Case of the Day – Friday, October 5, 2018

I’M FROM MISSOURI

All right, I’m not from Missouri, but I have passed through the “Show Me State” a few times, and it’s a pretty nice place. But, given their reputation for being hard to convince, how would Missourians treat encroachments to their properties from trees not their own.

On one hand, there’s the state nickname. The most well-known and widespread story features Missouri’s United States Congressman, Willard Duncan Vandiver, who gave a speech in 1899 to some Philadelphians in which he said:


”I come from a state that raises corn and cotton and cockleburs and Democrats, and frothy eloquence neither convinces nor satisfies me. I am from Missouri. You have got to show me.”


The underlying meaning of his statement may be interpreted as being a claim that Missourians are not naïve: If you want one to believe you, you better have convincing evidence . 

On the other hand, Missouri’s official motto is “salus populi suprema lex esto,” which my late sainted Latin teacher Emily Bernges would have told us translates to “the welfare of the people shall be the supreme law.” All right, let’s run with that. When Pete Hasapopoulos’s driveway started crumbling from neighbor Joyce Murphy’s Chinese elms, was his good the supreme law? Or, because Missourians are not naïve, should he have known that Joyce’s Chinese elms were going to grow?

After all, a natural tree largely does what it wants to do. It may sit on one owner’s property, but above ground, the branches may spread over the neighbor’s property, and leaves or fruit or even deadfall may make a mess of the neighbor’s house, outbuildings or yard. Underground, the root systems may spread until they meet retaining walls, basements, septic systems and underground utilities.
This phenomenon is called “encroachment.”

Traditionally, the rule has been that any property owner has the right to trim back branches and root systems to the property line, at his or her own expense. This “self-help” doctrine is known as the Massachusetts Rule, so called because it was first articulated in a Massachusetts case known as Michalson v.
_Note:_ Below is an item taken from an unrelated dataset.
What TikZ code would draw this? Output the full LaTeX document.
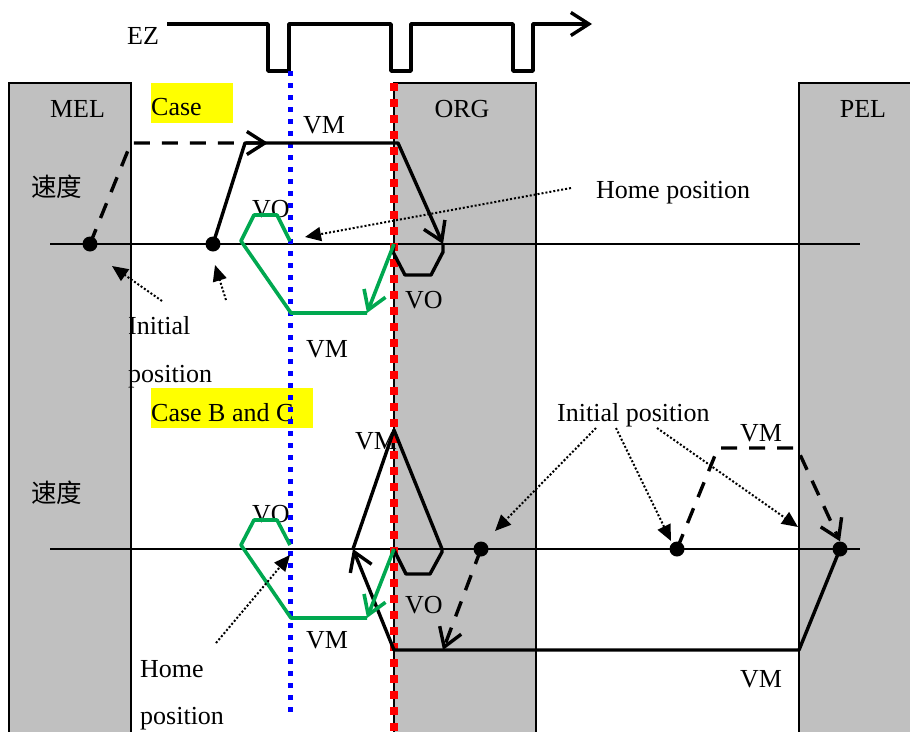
\documentclass[tikz,border=0pt]{standalone}
\usepackage{fontspec}
\setmainfont{Liberation Serif}
\newfontfamily\cjk{Noto Sans CJK SC}
\usetikzlibrary{arrows.meta}
\definecolor{boxgray}{RGB}{192,192,192}
\definecolor{grn}{RGB}{0,168,80}
\definecolor{ylw}{RGB}{255,255,0}
\definecolor{blu}{RGB}{0,0,255}
\definecolor{rd}{RGB}{255,0,0}
\begin{document}
\begin{tikzpicture}[x=1pt,y=-1pt,
  lbl/.style={font=\fontsize{26}{30}\selectfont, inner sep=0pt, anchor=base west},
  clbl/.style={lbl, anchor=base},
  cjklbl/.style={font=\cjk\fontsize{25.5}{30}\selectfont, inner sep=0pt, anchor=west},
  limbox/.style={draw=black, line width=1.6pt, fill=boxgray},
  hilite/.style={fill=ylw},
  axisline/.style={line width=1.8pt},
  thk/.style={line width=3.4pt, line join=round},
  dashpath/.style={thk, dash pattern=on 16pt off 12pt},
  grnpath/.style={draw=grn, line width=3.6pt, line join=round},
  barb/.style={-{Straight Barb[length=18pt,width=23pt]}},
  dotarrow/.style={line width=2pt, dash pattern=on 2pt off 2pt, -{Triangle[length=16pt,width=14pt]}},
  dot/.style={circle, fill=black, inner sep=0pt, minimum size=15pt},
  bluedots/.style={draw=blu, line width=5pt, dash pattern=on 5pt off 7pt},
  reddots/.style={draw=rd, line width=7.5pt, dash pattern=on 7.5pt off 8.5pt}
]
\useasboundingbox (0,0) rectangle (910,731);
\clip (0,0) rectangle (910,731);

% limit zones
\draw[limbox] (9,83) rectangle (131,745);
\draw[limbox] (394,83) rectangle (536,745);
\draw[limbox] (799,83) rectangle (930,745);

% highlights
\fill[hilite] (151,83) rectangle (233,123);
\fill[hilite] (151,388) rectangle (313,428);

% EZ signal
\node[lbl] (ez) at (127,44) {EZ};
\coordinate (ezs) at (167,24);
\coordinate (eze) at (592,24);
\draw[thk, barb] (ezs) -- (268,24) -- (268,71) -- (289,71) -- (289,24) -- (391,24) -- (391,71) -- (411,71) -- (411,24) -- (513,24) -- (513,71) -- (533,71) -- (533,24) -- (eze);

% zone labels
\node[clbl] (mel) at (77.5,117) {MEL};
\node[clbl] (org) at (462,117) {ORG};
\node[clbl] (pel) at (863,117) {PEL};
\node[lbl] (casea) at (151,115) {Case};
\node[lbl] (casebc) at (151,421) {Case B and C};
\node[cjklbl] (spd1) at (31,187) {速度};
\node[cjklbl] (spd2) at (31,493) {速度};

% speed labels top
\node[lbl] (vm1) at (303,133) {VM};
\node[lbl] (vo1) at (252,217) {VO};
\node[lbl] (vo2) at (405,308) {VO};
\node[lbl] (vm2) at (306,357) {VM};
\node[lbl] (init1) at (128,334) {Initial};
\node[lbl] (init2) at (128,382) {position};
\node[lbl] (home1) at (596,198) {Home position};

% speed labels bottom
\node[lbl] (vm3) at (355,449) {VM};
\node[lbl] (vo3) at (252,522) {VO};
\node[lbl] (vo4) at (405,613) {VO};
\node[lbl] (vm4) at (306,648) {VM};
\node[lbl] (home2) at (140,677) {Home};
\node[lbl] (home3) at (140,724) {position};
\node[lbl] (init3) at (557,421) {Initial position};
\node[lbl] (vm5) at (740,441) {VM};
\node[lbl] (vm6) at (740,687) {VM};

% axes
\coordinate (ax1l) at (50,244); \coordinate (ax1r) at (860,244);
\coordinate (ax2l) at (50,549); \coordinate (ax2r) at (860,549);
\draw[axisline] (ax1l) -- (ax1r);
\draw[axisline] (ax2l) -- (ax2r);

% index and origin lines
\coordinate (bt) at (290,71); \coordinate (bb) at (290,712);
\coordinate (rt) at (394,83); \coordinate (rb) at (394,735);
\draw[bluedots] (bt) -- (bb);
\draw[reddots] (rt) -- (rb);

% dots
\node[dot] (d1) at (90,244) {};
\node[dot] (d2) at (213,244) {};
\node[dot] (d3) at (481,549) {};
\node[dot] (d4) at (677,549) {};
\node[dot] (d5) at (840,549) {};

% top case
\coordinate (t1) at (268,143);
\draw[dashpath, barb] (d1.center) -- (131,143) -- (t1);
\coordinate (t2) at (443,244);
\draw[thk, barb] (d2.center) -- (245,143) -- (398,143) -- (t2);
\draw[thk] (t2) -- (443,252) -- (431,275) -- (405,275) -- (393,252) -- (394,244);
\coordinate (g1s) at (394,244); \coordinate (g1a) at (367,313);
\draw[grnpath, barb] (g1s) -- (g1a);
\draw[grnpath] (g1a) -- (291,313) -- (241,241) -- (254,215) -- (277,215) -- (290,241);

% bottom case
\coordinate (b1) at (353,549);
\draw[thk, barb] (d5.center) -- (799,650) -- (394,650) -- (b1);
\draw[thk] (b1) -- (394,430) -- (442,549) -- (442,552) -- (430,574) -- (406,574) -- (395,552) -- (394,549);
\coordinate (b2) at (443,650);
\draw[dashpath, barb] (d3.center) -- (b2);
\draw[dashpath, barb] (d4.center) -- (718,448) -- (797,448) -- (d5.north);
\coordinate (g2s) at (394,549); \coordinate (g2a) at (367,618);
\draw[grnpath, barb] (g2s) -- (g2a);
\draw[grnpath] (g2a) -- (291,618) -- (241,545) -- (254,520) -- (277,520) -- (290,545);

% pointers
\coordinate (p1s) at (571,188); \coordinate (p1e) at (305,237);
\draw[dotarrow] (p1s) -- (p1e);
\coordinate (p2s) at (162,301); \coordinate (p2e) at (112,266);
\draw[dotarrow] (p2s) -- (p2e);
\coordinate (p3s) at (226,300); \coordinate (p3e) at (215,265);
\draw[dotarrow] (p3s) -- (p3e);
\coordinate (p4s) at (216,643); \coordinate (p4e) at (290,555);
\draw[dotarrow] (p4s) -- (p4e);
\coordinate (p5s) at (596,428); \coordinate (p5e) at (495,531);
\draw[dotarrow] (p5s) -- (p5e);
\coordinate (p6s) at (616,428); \coordinate (p6e) at (671,541);
\draw[dotarrow] (p6s) -- (p6e);
\coordinate (p7s) at (657,428); \coordinate (p7e) at (798,527);
\draw[dotarrow] (p7s) -- (p7e);
\end{tikzpicture}
\end{document}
Nutting. The dark side of the Massachusetts Rule was that no matter how destructive the neighbor’s tree was to your property, you had no right to sue your neighbor to force him or her to trim the tree or roots, or to get any financial help from your neighbor for costs you incurred in doing it.

As American society became more urbanized, other courts took a more liberal view. When a neighbor’s banyan tree – a monstrosity of a tree – began overgrowing Mr. Whitesell’s property in Honolulu, he sued his neighbor to get a court order to force the neighbor to take care of the problem. Impressed by the sheer magnitude of the nuisance caused by the tree, the Hawaii court held that in Whitesell v. Houlton that while anyone had the right of self-help as described in the Massachusetts Rule, when a tree caused sensible harm to a neighbor, the owner of the offending tree could be ordered to trim the tree or roots at his or her own expense. This is called the Hawaii Rule.

The Hawaii Rule has gained traction in a number of states over the past 20 years. Tennessee, New Mexico, North Dakota, Arizona and New York follow it. Several other states follow the rule with variations.

But not in Missouri. What’s that? “Show me,” you demand? All right, you’re from Missouri. We will.

Hasapopoulos v. Murphy, 689 S.W.2d 118 (Court of Appeals of Missouri, Eastern District, 1985). Pete Hasapopoulos experienced problems from overhanging branches and cracking of his driveway caused by the roots of two Chinese elm trees owned by the next-door neighbor, Joyce Murphy. The trial court held that Joyce was not liable, and Pete appealed.

Held: Joyce prevailed.

The Court of Appeals, agreeing with other jurisdictions “which find no cause of action for damages to neighboring property caused by encroachment of the roots or branches of healthy trees,” found that Joyce was not liable. At the same time, it held that Pete retained a right of self-protection by cutting off the offending roots or branches at the property line.”

The Court observed that Missouri is “squarely among those jurisdictions which find no cause of action for damages to neighboring property caused by encroachment of the roots or branches of healthy trees, but leaves the plaintiff to his right of self-protection by cutting off the offending roots or branches at the property line.” And here, Pete had no proof the chinese elms were defective.

Application of the Massachusetts Rule, the Court, results in no injustice in this case. “Neither plaintiffs nor defendant committed a wrongful act. We are not inclined to find defendant acted unreasonably in permitting perfectly healthy trees to grow, and certainly defendant intended no harm thereby. The trees and their proximity to plaintiffs’ land existed when plaintiffs purchased their residence. They must be charged with awareness of the potential effects of growing trees. Recourse to self-help to protect from damage and to eliminate annoyance from overhanging branches was available to plaintiffs for 15 years before they had the branches cut off at the property line. Imposition of liability upon the tree owner under such circumstances would create the potential for continuous controversy between neighbors and could promote harassment and vexatious litigation, disruptive of neighborhood serenity. Possible exposure to liability would warrant the uprooting of trees and shrubbery in proximity to boundary lines resulting in non-aesthetic barrenness.”